- Task prompt:
Repeat each line exactly as it is written.

- Data lines:
_____
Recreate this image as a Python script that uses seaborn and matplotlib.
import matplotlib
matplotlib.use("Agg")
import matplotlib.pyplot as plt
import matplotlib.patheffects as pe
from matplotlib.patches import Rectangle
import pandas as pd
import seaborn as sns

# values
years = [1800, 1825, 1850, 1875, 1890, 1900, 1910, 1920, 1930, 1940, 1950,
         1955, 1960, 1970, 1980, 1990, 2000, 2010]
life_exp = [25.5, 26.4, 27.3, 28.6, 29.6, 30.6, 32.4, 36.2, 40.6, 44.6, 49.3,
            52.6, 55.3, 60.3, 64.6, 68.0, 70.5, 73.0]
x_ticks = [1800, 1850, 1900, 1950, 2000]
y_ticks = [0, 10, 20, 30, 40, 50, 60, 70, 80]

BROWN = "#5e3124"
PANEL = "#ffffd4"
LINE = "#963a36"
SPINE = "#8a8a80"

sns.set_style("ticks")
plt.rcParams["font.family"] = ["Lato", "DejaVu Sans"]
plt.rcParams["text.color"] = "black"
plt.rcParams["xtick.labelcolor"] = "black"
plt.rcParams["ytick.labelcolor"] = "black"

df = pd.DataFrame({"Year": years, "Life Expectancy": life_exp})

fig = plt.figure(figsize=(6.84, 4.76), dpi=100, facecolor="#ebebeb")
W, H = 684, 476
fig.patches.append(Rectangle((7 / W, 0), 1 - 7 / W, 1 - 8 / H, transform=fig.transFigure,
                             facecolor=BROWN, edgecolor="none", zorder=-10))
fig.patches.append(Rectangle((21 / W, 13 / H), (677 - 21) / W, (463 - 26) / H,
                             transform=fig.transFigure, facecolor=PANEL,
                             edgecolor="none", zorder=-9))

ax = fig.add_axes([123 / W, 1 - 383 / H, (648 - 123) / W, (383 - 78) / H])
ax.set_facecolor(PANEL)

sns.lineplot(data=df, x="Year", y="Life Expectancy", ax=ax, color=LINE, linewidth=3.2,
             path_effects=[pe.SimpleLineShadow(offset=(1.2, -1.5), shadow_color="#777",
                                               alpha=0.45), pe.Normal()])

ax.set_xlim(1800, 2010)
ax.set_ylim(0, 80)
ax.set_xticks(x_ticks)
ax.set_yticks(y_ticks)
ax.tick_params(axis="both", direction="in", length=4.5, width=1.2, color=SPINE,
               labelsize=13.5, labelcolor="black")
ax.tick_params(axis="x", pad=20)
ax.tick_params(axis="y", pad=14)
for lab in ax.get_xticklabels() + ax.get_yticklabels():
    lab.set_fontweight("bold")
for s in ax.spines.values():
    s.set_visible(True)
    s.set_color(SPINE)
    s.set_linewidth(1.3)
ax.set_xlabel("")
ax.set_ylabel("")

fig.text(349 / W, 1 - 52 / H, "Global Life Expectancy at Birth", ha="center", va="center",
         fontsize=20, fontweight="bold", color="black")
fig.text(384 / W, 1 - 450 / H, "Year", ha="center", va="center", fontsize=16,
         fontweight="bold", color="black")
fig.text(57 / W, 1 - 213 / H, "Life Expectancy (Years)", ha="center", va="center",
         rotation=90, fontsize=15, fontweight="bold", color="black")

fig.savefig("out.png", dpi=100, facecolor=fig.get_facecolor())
_____
- Written solution:
Recreate this image as a Python script that uses seaborn and matplotlib.
import matplotlib
matplotlib.use("Agg")
import matplotlib.pyplot as plt
import matplotlib.patheffects as pe
from matplotlib.patches import Rectangle
import pandas as pd
import seaborn as sns

# values
years = [1800, 1825, 1850, 1875, 1890, 1900, 1910, 1920, 1930, 1940, 1950,
         1955, 1960, 1970, 1980, 1990, 2000, 2010]
life_exp = [25.5, 26.4, 27.3, 28.6, 29.6, 30.6, 32.4, 36.2, 40.6, 44.6, 49.3,
            52.6, 55.3, 60.3, 64.6, 68.0, 70.5, 73.0]
x_ticks = [1800, 1850, 1900, 1950, 2000]
y_ticks = [0, 10, 20, 30, 40, 50, 60, 70, 80]

BROWN = "#5e3124"
PANEL = "#ffffd4"
LINE = "#963a36"
SPINE = "#8a8a80"

sns.set_style("ticks")
plt.rcParams["font.family"] = ["Lato", "DejaVu Sans"]
plt.rcParams["text.color"] = "black"
plt.rcParams["xtick.labelcolor"] = "black"
plt.rcParams["ytick.labelcolor"] = "black"

df = pd.DataFrame({"Year": years, "Life Expectancy": life_exp})

fig = plt.figure(figsize=(6.84, 4.76), dpi=100, facecolor="#ebebeb")
W, H = 684, 476
fig.patches.append(Rectangle((7 / W, 0), 1 - 7 / W, 1 - 8 / H, transform=fig.transFigure,
                             facecolor=BROWN, edgecolor="none", zorder=-10))
fig.patches.append(Rectangle((21 / W, 13 / H), (677 - 21) / W, (463 - 26) / H,
                             transform=fig.transFigure, facecolor=PANEL,
                             edgecolor="none", zorder=-9))

ax = fig.add_axes([123 / W, 1 - 383 / H, (648 - 123) / W, (383 - 78) / H])
ax.set_facecolor(PANEL)

sns.lineplot(data=df, x="Year", y="Life Expectancy", ax=ax, color=LINE, linewidth=3.2,
             path_effects=[pe.SimpleLineShadow(offset=(1.2, -1.5), shadow_color="#777",
                                               alpha=0.45), pe.Normal()])

ax.set_xlim(1800, 2010)
ax.set_ylim(0, 80)
ax.set_xticks(x_ticks)
ax.set_yticks(y_ticks)
ax.tick_params(axis="both", direction="in", length=4.5, width=1.2, color=SPINE,
               labelsize=13.5, labelcolor="black")
ax.tick_params(axis="x", pad=20)
ax.tick_params(axis="y", pad=14)
for lab in ax.get_xticklabels() + ax.get_yticklabels():
    lab.set_fontweight("bold")
for s in ax.spines.values():
    s.set_visible(True)
    s.set_color(SPINE)
    s.set_linewidth(1.3)
ax.set_xlabel("")
ax.set_ylabel("")

fig.text(349 / W, 1 - 52 / H, "Global Life Expectancy at Birth", ha="center", va="center",
         fontsize=20, fontweight="bold", color="black")
fig.text(384 / W, 1 - 450 / H, "Year", ha="center", va="center", fontsize=16,
         fontweight="bold", color="black")
fig.text(57 / W, 1 - 213 / H, "Life Expectancy (Years)", ha="center", va="center",
         rotation=90, fontsize=15, fontweight="bold", color="black")

fig.savefig("out.png", dpi=100, facecolor=fig.get_facecolor())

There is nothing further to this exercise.